Kilali Failelei was found guilty of six offences including two charges of assault with a weapon and was sentenced at Auckland's High Court on Friday.

Her two victims were abused over a number of years since they were 11.

In his sentencing notes, Justice Murray Gilbert noted Failelei had not only hurt her victims physically, but harmed them emotionally as well.


"They both trusted you as their mother and say that you broke their hearts as a result of the way you mistreated them."

However she continued to deny the charges, claiming the children were lying and she "did not believe in physical discipline," Justice Gilbert noted.

Failelei had adopted three of her niece's children in October 2005, and they had lived with her on and off between 2006 and 2014.

She was charged with physically abusing the two older sisters over several years using a broom stick, a jandal, parts of a vacuum cleaner and the handle of a mop as well as punching, kicking and smacking them.

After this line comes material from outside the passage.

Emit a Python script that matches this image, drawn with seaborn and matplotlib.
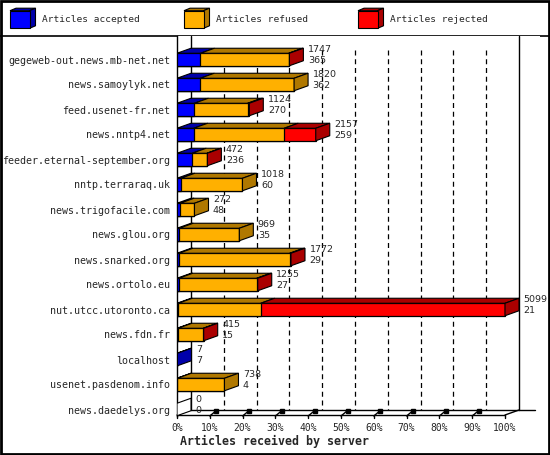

One charge related to the whole period one victim, known only as J, lived with Failelei between the ages of 11 and 18.

"The offending involved you giving J hidings using part of a vacuum cleaner or the handle of a mop if J was disobedient or answered you back. J sustained bruises as a result of these assaults," said Justice Gilbert.

The remaining charges all related to offending against the other sister, E, when E was aged between 11 and 13.

"These offences covered five separate incidents involving hitting E with a broom stick across her shoulder and legs, punching her, smacking her with a jandal, smacking her
on her face with your hands, and kicking her.

"E suffered bruising and on one occasion, a bleeding nose."

Justice Gilbert ruled the main factors contributing to the offences were Failelei's propensity to use violence and "poor relationships [she] had formed with marriage partners".

A community-based sentence was considered appropriate, he said, in part because of Failelei's ongoing contact with her daughter's six children, age six to 23.

On each charge, Justice Gilbert sentenced Failelei to six months' community detention, 40 hours' community work and six months' supervision, to be served concurrently.

She was ordered to remain at her home at all times during a curfew period between 7.00pm and 6.00am until her sentence was completed.

Failelei was also ordered to undergo anger management counselling and was banned from contacting all three of her adopted children.

She also had to be supervised by an adult, approved by the probation officer, when in the company of children.